Keep only those lines of the records that include the string "this".
-- BEGIN DATA FOR THE TASK --
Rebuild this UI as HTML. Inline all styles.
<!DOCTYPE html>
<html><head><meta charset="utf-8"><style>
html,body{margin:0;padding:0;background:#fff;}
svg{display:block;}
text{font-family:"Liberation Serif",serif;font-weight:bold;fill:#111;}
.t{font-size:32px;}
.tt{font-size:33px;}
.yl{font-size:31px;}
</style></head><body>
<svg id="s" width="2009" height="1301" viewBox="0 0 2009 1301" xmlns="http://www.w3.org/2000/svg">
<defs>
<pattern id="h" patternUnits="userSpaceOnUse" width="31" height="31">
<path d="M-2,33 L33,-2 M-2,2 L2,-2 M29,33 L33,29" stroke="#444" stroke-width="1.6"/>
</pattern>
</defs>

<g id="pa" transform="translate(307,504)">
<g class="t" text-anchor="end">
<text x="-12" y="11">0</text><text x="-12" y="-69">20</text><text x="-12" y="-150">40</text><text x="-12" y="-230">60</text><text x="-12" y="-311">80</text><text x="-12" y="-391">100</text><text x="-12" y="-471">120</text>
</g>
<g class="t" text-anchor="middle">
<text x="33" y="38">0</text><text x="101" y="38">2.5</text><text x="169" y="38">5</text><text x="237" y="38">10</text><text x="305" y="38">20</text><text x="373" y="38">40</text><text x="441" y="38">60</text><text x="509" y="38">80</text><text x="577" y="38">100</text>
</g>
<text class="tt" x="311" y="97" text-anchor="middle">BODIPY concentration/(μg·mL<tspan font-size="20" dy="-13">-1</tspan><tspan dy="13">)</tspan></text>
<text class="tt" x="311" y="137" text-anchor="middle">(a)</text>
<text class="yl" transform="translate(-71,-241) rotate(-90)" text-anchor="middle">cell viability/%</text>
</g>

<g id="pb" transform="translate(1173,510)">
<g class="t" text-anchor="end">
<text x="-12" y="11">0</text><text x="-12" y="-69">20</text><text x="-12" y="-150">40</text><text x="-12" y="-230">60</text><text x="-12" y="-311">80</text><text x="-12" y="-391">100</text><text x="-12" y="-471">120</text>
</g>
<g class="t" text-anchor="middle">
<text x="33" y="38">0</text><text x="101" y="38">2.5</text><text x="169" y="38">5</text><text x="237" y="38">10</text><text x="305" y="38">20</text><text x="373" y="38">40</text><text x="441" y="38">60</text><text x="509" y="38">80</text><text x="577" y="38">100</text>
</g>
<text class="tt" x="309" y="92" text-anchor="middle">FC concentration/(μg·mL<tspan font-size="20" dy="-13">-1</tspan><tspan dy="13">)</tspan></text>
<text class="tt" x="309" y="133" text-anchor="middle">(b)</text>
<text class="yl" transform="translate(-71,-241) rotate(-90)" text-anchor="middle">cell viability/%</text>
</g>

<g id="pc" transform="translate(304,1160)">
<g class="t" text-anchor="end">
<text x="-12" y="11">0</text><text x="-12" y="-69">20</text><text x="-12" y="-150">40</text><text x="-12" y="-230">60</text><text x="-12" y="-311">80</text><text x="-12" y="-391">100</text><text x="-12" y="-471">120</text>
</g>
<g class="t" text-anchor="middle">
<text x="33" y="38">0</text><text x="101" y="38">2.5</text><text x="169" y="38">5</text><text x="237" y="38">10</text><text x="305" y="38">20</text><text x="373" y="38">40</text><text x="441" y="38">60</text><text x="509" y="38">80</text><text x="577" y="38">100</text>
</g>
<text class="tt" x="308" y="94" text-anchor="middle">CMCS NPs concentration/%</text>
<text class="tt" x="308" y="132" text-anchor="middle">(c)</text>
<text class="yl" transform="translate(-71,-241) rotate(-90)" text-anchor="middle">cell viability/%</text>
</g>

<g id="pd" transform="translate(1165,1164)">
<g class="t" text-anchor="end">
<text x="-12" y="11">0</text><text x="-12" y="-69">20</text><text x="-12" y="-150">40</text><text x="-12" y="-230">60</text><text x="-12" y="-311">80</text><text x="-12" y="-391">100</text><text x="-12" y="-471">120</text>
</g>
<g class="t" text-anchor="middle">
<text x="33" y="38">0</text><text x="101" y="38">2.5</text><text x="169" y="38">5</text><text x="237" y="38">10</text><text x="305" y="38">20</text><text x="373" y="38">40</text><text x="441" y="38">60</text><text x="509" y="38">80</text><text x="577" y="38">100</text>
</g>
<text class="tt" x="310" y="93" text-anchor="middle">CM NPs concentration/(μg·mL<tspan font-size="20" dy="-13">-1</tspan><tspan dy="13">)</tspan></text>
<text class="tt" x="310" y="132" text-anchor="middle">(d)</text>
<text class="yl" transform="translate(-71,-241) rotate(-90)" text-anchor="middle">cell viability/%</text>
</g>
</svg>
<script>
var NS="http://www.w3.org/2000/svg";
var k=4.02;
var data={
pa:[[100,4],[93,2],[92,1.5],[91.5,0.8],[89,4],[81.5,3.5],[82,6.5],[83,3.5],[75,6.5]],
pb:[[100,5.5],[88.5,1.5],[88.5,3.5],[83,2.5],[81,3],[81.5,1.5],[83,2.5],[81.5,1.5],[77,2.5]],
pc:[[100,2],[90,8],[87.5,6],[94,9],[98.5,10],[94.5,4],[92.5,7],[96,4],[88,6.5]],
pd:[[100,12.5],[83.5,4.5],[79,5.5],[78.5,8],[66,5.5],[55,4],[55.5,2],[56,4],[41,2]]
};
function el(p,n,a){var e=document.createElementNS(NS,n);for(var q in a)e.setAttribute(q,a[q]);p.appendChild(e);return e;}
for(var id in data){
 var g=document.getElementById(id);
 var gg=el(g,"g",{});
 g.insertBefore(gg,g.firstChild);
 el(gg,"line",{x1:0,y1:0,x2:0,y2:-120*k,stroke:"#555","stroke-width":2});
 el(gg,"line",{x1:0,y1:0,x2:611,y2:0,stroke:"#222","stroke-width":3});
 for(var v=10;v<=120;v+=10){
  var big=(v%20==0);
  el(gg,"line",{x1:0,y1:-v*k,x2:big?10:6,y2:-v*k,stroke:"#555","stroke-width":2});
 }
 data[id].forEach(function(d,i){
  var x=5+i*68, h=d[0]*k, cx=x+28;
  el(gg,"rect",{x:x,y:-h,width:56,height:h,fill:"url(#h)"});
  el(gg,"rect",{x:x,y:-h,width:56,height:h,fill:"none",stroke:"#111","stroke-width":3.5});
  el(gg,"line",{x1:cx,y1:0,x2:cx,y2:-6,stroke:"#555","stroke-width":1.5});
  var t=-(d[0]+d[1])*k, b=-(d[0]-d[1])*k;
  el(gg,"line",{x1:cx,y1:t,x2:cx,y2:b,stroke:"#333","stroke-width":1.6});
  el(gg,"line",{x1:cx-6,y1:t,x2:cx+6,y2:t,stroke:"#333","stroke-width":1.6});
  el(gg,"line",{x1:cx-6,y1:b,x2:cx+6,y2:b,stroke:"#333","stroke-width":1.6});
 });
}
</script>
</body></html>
-- END DATA FOR THE TASK --
-- BEGIN DATA FOR THE TASK --
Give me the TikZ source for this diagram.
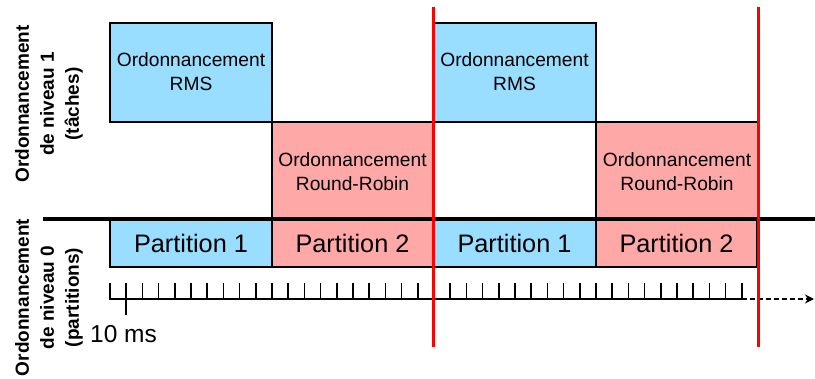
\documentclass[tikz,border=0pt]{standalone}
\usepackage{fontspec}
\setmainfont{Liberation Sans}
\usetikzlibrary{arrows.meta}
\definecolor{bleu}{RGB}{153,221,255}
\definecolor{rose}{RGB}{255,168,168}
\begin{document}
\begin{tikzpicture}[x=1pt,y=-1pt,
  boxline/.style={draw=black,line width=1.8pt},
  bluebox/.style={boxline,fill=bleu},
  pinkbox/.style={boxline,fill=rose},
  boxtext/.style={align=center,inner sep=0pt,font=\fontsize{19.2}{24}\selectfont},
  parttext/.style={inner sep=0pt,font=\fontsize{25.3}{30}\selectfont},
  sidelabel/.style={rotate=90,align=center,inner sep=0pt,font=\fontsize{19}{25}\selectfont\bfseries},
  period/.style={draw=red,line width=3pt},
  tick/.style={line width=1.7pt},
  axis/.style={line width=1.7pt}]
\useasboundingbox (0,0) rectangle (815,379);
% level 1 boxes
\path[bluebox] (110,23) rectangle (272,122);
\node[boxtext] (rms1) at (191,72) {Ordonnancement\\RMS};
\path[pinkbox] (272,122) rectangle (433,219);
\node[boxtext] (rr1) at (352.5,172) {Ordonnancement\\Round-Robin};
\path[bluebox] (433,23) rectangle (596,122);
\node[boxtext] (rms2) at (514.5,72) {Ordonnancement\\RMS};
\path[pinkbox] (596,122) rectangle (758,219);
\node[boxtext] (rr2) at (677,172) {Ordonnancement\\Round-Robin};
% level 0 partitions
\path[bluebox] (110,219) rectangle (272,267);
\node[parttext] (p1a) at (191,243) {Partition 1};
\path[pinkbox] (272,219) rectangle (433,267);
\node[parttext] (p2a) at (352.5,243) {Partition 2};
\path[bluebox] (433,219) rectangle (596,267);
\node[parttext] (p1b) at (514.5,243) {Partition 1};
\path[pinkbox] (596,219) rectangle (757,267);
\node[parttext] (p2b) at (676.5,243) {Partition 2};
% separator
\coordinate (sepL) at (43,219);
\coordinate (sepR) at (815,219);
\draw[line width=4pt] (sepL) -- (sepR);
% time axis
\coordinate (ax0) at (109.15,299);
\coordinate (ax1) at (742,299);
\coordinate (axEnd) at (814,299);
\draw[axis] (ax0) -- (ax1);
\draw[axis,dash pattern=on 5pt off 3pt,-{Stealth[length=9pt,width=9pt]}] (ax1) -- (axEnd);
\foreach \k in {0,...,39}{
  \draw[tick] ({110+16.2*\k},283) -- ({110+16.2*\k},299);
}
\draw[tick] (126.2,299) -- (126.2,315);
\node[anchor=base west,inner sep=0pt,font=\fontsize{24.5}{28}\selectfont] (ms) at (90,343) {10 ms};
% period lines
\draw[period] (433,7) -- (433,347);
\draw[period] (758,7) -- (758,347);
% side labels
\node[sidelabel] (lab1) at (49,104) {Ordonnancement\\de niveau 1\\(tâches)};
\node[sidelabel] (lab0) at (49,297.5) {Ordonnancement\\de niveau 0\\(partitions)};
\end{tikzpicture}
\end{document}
-- END DATA FOR THE TASK --
> **OUTPUT BELOW**:
Rebuild this UI as HTML. Inline all styles.
Give me the TikZ source for this diagram.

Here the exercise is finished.